In this case, the asserted defect was that the safety device was too easily removable . . . . No evidence was proffered to indicate that with a proper design the removal of the heater's safety features probably could not have been accomplished or even rendered so substantially difficult as to be unlikely. Rather, the record discloses that the heater was deliberately altered for the specific purpose of operating it beyond its safe capacity . . . .


Indulging the evidence proffered in support of plaintiff's contentions, it does not overcome the powerful, if not ineluctable, inference that the subsequent course of misconduct was the independent cause of the accident.

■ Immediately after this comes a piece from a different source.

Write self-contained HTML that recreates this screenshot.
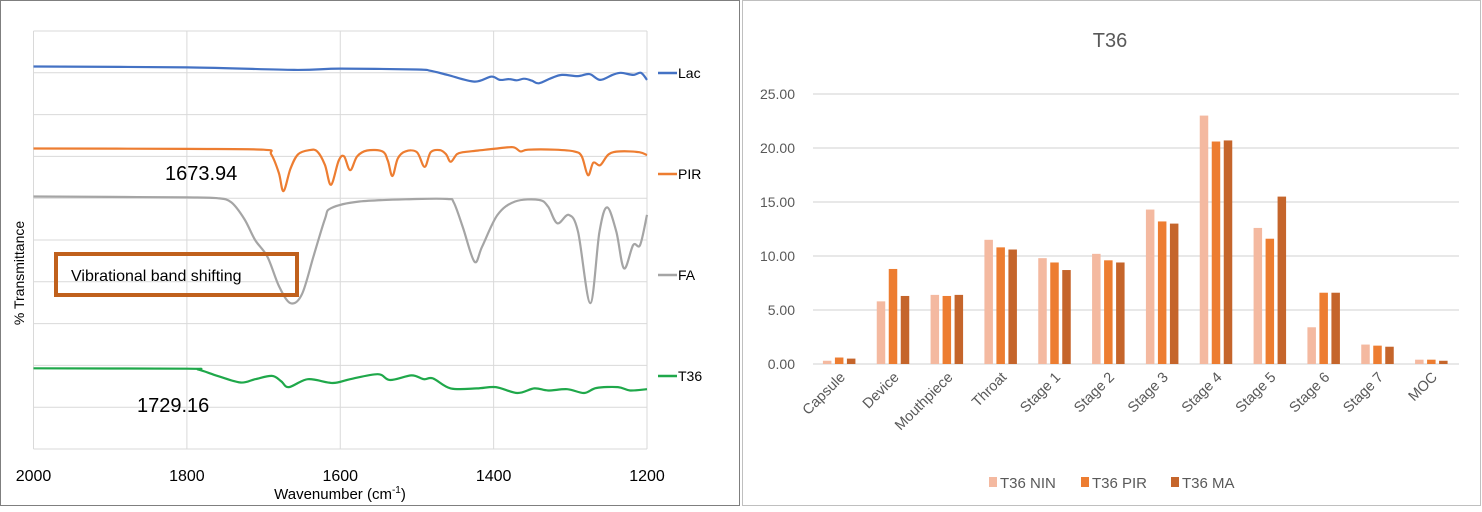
<!DOCTYPE html>
<html><head><meta charset="utf-8"><style>
body{margin:0;background:#fff;width:1482px;height:507px;overflow:hidden;font-family:"Liberation Sans",sans-serif}
svg text{font-family:"Liberation Sans",sans-serif}
</style></head><body>
<svg id="s" width="1482" height="507" xmlns="http://www.w3.org/2000/svg">
<rect x="0.5" y="0.5" width="739" height="505" fill="#fff" stroke="#7f7f7f"/>
<rect x="742.5" y="0.5" width="738" height="505" fill="#fff" stroke="#bfbfbf"/>
<g id="left"></g>
<g id="right"></g>
</svg>
<script>
// ---------- FTIR data ----------
const xTicks=[2000,1800,1600,1400,1200];
const lacW=[2000,1800,1660,1600,1500,1483,1460,1425,1403,1392,1380,1370,1360,1350,1341,1325,1311,1290,1275,1261,1245,1234,1218,1208,1200];
const lacV=[9.15,9.13,9.07,9.10,9.08,9.05,8.95,8.79,8.91,8.83,8.85,8.82,8.86,8.81,8.75,8.87,8.95,8.92,8.97,8.83,8.95,9.0,8.95,9.0,8.83];
const pirW=[2000,1800,1700,1690,1680,1674,1665,1655,1640,1630,1620,1612,1602,1595,1587,1578,1565,1545,1538,1532,1525,1515,1500,1490,1482,1470,1462,1456,1448,1440,1420,1400,1375,1365,1355,1320,1295,1285,1277,1270,1261,1250,1235,1210,1200];
const pirV=[7.19,7.18,7.16,7.05,6.6,6.17,6.7,7.05,7.15,7.12,6.8,6.32,6.9,7.0,6.67,7.0,7.14,7.12,6.9,6.53,6.95,7.12,7.1,6.75,7.1,7.15,7.05,6.87,7.05,7.1,7.14,7.18,7.22,7.12,7.16,7.16,7.12,7.0,6.55,6.85,6.79,7.05,7.12,7.1,7.03];
const faW=[2000,1900,1800,1760,1742,1725,1711,1695,1680,1665,1650,1635,1620,1612,1575,1500,1460,1452,1440,1425,1415,1395,1372,1341,1329,1317,1302,1290,1274,1262,1252,1240,1230,1218,1209,1200];
const faV=[6.04,6.03,6.02,6.0,5.9,5.5,5.0,4.6,3.9,3.49,3.7,4.6,5.5,5.76,5.92,5.98,5.98,5.9,5.3,4.48,4.84,5.6,5.92,5.96,5.8,5.4,5.6,5.2,3.49,5.2,5.78,5.2,4.32,4.88,4.88,5.6];
const t36W=[2000,1800,1785,1760,1730,1711,1689,1677,1667,1642,1610,1587,1551,1535,1507,1491,1479,1456,1422,1397,1369,1347,1329,1304,1282,1266,1238,1222,1200];
const t36V=[1.93,1.92,1.90,1.75,1.59,1.67,1.75,1.62,1.48,1.67,1.58,1.67,1.79,1.65,1.76,1.67,1.69,1.45,1.45,1.48,1.34,1.45,1.40,1.43,1.34,1.46,1.48,1.40,1.43];
const seriesNames=['Lac','PIR','FA','T36'];

// ---------- bar data ----------
const cats=['Capsule','Device','Mouthpiece','Throat','Stage 1','Stage 2','Stage 3','Stage 4','Stage 5','Stage 6','Stage 7','MOC'];
const nin=[0.3,5.8,6.4,11.5,9.8,10.2,14.3,23.0,12.6,3.4,1.8,0.4];
const pir=[0.6,8.8,6.3,10.8,9.4,9.6,13.2,20.6,11.6,6.6,1.7,0.4];
const ma=[0.5,6.3,6.4,10.6,8.7,9.4,13.0,20.7,15.5,6.6,1.6,0.3];
const yTicks=[0,5,10,15,20,25];
const barSeries=['T36 NIN','T36 PIR','T36 MA'];

const NS='http://www.w3.org/2000/svg';
function mk(p,t,a,txt){const e=document.createElementNS(NS,t);for(const k in a)e.setAttribute(k,a[k]);if(txt!=null)e.textContent=txt;p.appendChild(e);return e;}
function smooth(pts){let d='M'+pts[0][0].toFixed(1)+' '+pts[0][1].toFixed(1);
 for(let i=0;i<pts.length-1;i++){const p0=pts[Math.max(0,i-1)],p1=pts[i],p2=pts[i+1],p3=pts[Math.min(pts.length-1,i+2)];
  const c1=[p1[0]+(p2[0]-p0[0])/6,p1[1]+(p2[1]-p0[1])/6],c2=[p2[0]-(p3[0]-p1[0])/6,p2[1]-(p3[1]-p1[1])/6];
  d+=' C'+c1.map(v=>v.toFixed(1)).join(' ')+' '+c2.map(v=>v.toFixed(1)).join(' ')+' '+p2[0].toFixed(1)+' '+p2[1].toFixed(1);}
 return d;}

// ---- left chart ----
const L=document.getElementById('left');
const lx=w=>33.5+(2000-w)/800*613.5;
const ly=v=>449-v*41.8;
for(let i=0;i<=10;i++){const g=mk(L,'line',{x1:33.5,x2:647,y1:ly(i),y2:ly(i),stroke:'#d9d9d9','stroke-width':1});

}
xTicks.forEach(t=>{const g=mk(L,'line',{x1:lx(t),x2:lx(t),y1:31,y2:449,stroke:'#d9d9d9'});


const tx=mk(L,'text',{x:lx(t),y:481,'font-size':16,'text-anchor':'middle',fill:'#000'},String(t));

});
const cols=['#4472C4','#ED7D31','#A5A5A5','#1FA84A'];
const Ws=[lacW,pirW,faW,t36W],Vs=[lacV,pirV,faV,t36V];
const legY=[73,174,275,376];
for(let s=0;s<4;s++){
 const pts=Ws[s].map((w,i)=>[lx(w),ly(Vs[s][i])]);
 const p=mk(L,'path',{d:smooth(pts),fill:'none',stroke:cols[s],'stroke-width':2.2,'stroke-linejoin':'round'});
 
 
 const ll=mk(L,'line',{x1:658,x2:677,y1:legY[s],y2:legY[s],stroke:cols[s],'stroke-width':2.5});
 
 
 const lt=mk(L,'text',{x:678,y:legY[s]+5,'font-size':14,fill:'#000'},seriesNames[s]);
 
 
}
let e;
e=mk(L,'text',{x:340,y:499,'font-size':15,'text-anchor':'middle'});e.innerHTML='Wavenumber  (cm<tspan dy="-6" font-size="10">-1</tspan><tspan dy="6">)</tspan>';


e=mk(L,'text',{x:0,y:0,'font-size':14,'text-anchor':'middle',transform:'translate(24,273) rotate(-90)'},'% Transmittance');


e=mk(L,'text',{x:165,y:180,'font-size':20},'1673.94');


e=mk(L,'text',{x:137,y:412,'font-size':20},'1729.16');


e=mk(L,'rect',{x:56,y:254,width:241,height:41,fill:'none',stroke:'#C0601C','stroke-width':4});


e=mk(L,'text',{x:71,y:281,'font-size':16},'Vibrational band shifting');



// ---- right chart ----
const R=document.getElementById('right');
const by=v=>364-v*10.8;
const x0=813,x1=1459,cw=(x1-x0)/cats.length;
yTicks.forEach(t=>{const g=mk(R,'line',{x1:x0,x2:x1,y1:by(t),y2:by(t),stroke:'#d9d9d9','stroke-width':1.2});


const tx=mk(R,'text',{x:795,y:by(t)+5,'font-size':14,'text-anchor':'end',fill:'#595959'},t.toFixed(2));

});
const bcols=['#F4B9A0','#ED7D31','#C5652B'];
const bdata=[nin,pir,ma];
cats.forEach((c,i)=>{
 const cx=x0+cw*(i+0.5);
 for(let s=0;s<3;s++){
  const h=bdata[s][i]*10.8;
  const r=mk(R,'rect',{x:cx-17+s*12,y:by(bdata[s][i]),width:8.5,height:h,fill:bcols[s]});
  
  
 }
 const t=mk(R,'text',{x:0,y:0,'font-size':14.5,'text-anchor':'end',fill:'#595959',transform:`translate(${cx+6},${378}) rotate(-45)`},c);
 
 
});
e=mk(R,'text',{x:1110,y:47,'font-size':20,'text-anchor':'middle',fill:'#595959'},'T36');


const lxs=[989,1081,1171];
barSeries.forEach((n,s)=>{
 const r=mk(R,'rect',{x:lxs[s],y:477,width:8,height:10,fill:bcols[s]});
 
 
 const t=mk(R,'text',{x:lxs[s]+11,y:488,'font-size':15,fill:'#595959'},n);
 
 
});
</script>
</body></html>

Any shortcoming by the manufacturer in terms of a design defect was only remotely connected with the eventual accident.


We conclude that the asserted manufacturing design defect in this case was not a substantial factor in contributing to the accident and hence not a "legal" or proximate cause thereof. It would not square with basic notions of sound public policy and overall fairness to conclude that a manufacturer should, under these circumstances, be held legally responsible for the accidental harm that resulted from the misconduct of others in the misuse of its product.

 Id. at 1244.

 In this case, plaintiff contends both that the ABCO tail guard was too easily removable and that the conveyor should have been sold with ABCO side barrier guards. Whatever ABCO's failures, however, they did not proximately cause plaintiff's accident. Plaintiff fails to provide any evidence that either the tail guard or ABCO side guards would have prevented the subsequent alteration of the conveyor by someone other than ABCO, specifically, the four-inch hole cut with a blowtorch through the side safety guards through which plaintiff reached in and was injured. As in Brown, even if issues for the jury remained on the issues of the foreseeability of the removal of the tail guard and sale of the conveyor without ABCO side guards, the cutting of the hole in the side of the conveyor was the independent cause of the accident for which ABCO is simply not responsible.

 For the foregoing reasons, ABCO's motion for summary judgment is granted.